Creating Space for Quiet: The Workshop
So, a group of us set out in workshop style to create space in our lives to add quiet. Why that is important, we can look at; but suspending disbelief that was our undertaking. Some of us had experience with yoga and meditation and some of us did not. We did not all know each other.
Here is a summary of what we examined to develop an approach to feeling spacious and available for the things we love.
Physical clearing: We live in physical space and sometimes the rooms we enter feel themselves already full. There can be floors and ceilings and furniture as expected but the constricted airspace is more about a sensation that the gravity is heavier and more demanding and the density of the air is not compatible with easy breathing. What is interesting is that it doesn’t take particular sensitivity to notice this and be bothered by it. It takes awareness to respond by wanting to adjust it and awareness in knowing that you can.

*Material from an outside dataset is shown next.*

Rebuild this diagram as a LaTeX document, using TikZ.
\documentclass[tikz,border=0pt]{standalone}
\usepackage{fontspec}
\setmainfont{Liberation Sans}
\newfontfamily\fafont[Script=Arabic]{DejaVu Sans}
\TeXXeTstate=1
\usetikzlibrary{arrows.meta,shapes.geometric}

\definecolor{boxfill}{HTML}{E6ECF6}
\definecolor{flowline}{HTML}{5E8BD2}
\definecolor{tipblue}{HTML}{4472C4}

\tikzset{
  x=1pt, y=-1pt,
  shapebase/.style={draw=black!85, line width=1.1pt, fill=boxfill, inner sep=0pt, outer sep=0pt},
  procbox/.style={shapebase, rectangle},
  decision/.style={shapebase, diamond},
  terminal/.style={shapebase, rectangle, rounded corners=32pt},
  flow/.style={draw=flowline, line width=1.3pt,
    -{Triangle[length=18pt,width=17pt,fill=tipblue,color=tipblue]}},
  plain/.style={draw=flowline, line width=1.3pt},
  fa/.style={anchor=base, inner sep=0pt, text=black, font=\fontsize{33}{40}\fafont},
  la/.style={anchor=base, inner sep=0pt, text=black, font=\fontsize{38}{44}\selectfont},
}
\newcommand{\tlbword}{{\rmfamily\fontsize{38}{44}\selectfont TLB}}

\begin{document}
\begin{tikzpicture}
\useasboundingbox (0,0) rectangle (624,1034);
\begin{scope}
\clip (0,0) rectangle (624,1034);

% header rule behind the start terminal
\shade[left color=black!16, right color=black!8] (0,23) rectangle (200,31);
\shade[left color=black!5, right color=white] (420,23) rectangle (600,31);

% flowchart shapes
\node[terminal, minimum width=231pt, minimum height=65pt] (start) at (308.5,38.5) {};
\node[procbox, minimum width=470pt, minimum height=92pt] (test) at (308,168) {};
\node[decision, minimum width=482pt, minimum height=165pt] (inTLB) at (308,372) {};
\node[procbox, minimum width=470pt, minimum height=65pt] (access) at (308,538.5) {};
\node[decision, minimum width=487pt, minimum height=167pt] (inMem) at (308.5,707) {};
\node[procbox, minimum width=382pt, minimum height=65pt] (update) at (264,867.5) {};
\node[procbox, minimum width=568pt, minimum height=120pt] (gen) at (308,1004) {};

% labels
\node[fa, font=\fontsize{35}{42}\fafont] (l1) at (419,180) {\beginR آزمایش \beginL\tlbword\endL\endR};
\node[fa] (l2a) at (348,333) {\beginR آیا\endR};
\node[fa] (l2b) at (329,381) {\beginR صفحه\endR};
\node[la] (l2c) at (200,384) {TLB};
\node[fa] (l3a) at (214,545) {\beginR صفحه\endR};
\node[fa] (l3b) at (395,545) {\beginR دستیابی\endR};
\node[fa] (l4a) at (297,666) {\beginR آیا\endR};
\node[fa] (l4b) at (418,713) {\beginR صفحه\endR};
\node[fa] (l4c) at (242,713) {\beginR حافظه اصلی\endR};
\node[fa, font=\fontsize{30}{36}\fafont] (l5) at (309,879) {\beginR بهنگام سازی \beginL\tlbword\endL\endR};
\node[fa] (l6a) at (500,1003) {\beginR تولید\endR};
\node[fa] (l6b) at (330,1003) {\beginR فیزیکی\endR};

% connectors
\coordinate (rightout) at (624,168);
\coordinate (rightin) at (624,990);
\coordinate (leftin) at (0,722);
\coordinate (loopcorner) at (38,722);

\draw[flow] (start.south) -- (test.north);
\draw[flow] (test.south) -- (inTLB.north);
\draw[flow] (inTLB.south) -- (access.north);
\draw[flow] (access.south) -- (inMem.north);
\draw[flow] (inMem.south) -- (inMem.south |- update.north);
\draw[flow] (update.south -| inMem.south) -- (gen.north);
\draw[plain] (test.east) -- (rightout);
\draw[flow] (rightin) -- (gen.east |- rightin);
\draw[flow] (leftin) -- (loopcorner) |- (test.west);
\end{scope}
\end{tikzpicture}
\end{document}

There are many techniques for clearing what we can call stagnant, negative or even oppressive energy. As a group we began by smudging ourselves and then setting the intention to clear the space by claiming it for our purposes that day. This seems superficial or cursory for spaces that feel deep and mired in heavy unproductive energy. Frankly, the power of intentionally washing the body in spirals of sage while setting the intention of quieting the noise of personal discontent is highly powerful. Add to it the revved up voltage of entering the space and claiming it with clear words of intent and we found the beginnings of a significant shift in the direction of our own mission.
Head Space: Even in vast wide open spaces that feel empty and endless we can be congested by our endless stream of chatter like a CNN news crawl. This describes the least common denominator of being human. There are at least two ways to consider this. First deal with the negative content so that what does get said in your head is helpful. Second, slow it down completely so there is less in there and it is not badgering you but observing a relaxed pace of interruption. We stood up, closed our eyes and contemplated the weight of each layer of our message track. We consider the weight of how we see our selves in our own self description, how we believe others see us, the sum total of our relationships, the full measure of our successes and then our failures. We put it all on at once and then gave ourselves a chance to remove one, some or all of these layers. Each person chose a different path of removal or retention and for different reasons but of critical significance is that whatever layer you retain, it is of your choosing. There is space and freedom in only carrying a burden you choose and choose mindfully. How this plays out in clearing chatter is that you must resolve your understanding of each subjective matter in order to make a decision about whether to continue with it. I can say many of us chose to leave it all behind because these constructs can be artifice. For example, the nomenclature of relationships is not necessary to operate in a loving way with someone you feel deeply connected to. If you choose to simply shed the requirements of the titular relation to another and just attend to them from a deep place of love, you can feel a great lightness where there once was obligation. That is one example of using this rubric to relax the noise in your head.
Heart Space: The elephant in any room of seekers is the clattering of broken dreams, hearts and expectations that repeat like bad kombucha on an empty stomach. Here to is our most powerful discovery. Being together even in silence; even without swapping tales of woe is extremely healing. If it is possible to consider that a heart doesn’t actually break apart, but instead breaks open then the soft interior is the best part. What is so true of Godiva truffles is also true of our hearts. There is a protective coating that can be penetrated by hurt but the good news is by sitting quietly in the presence of other soft centered humans you can access the good stuff. It is difficult without quieting the space and the head and without setting an intention. So, together we sat on a Saturday afternoon and quietly performed the hermaneutics to allow for being in the presence of other kindred strangers and be at peace. We flat out dismissed the standard obligatory social courtesy and just sat quietly, broke bread and when we each felt ready silently took our leave.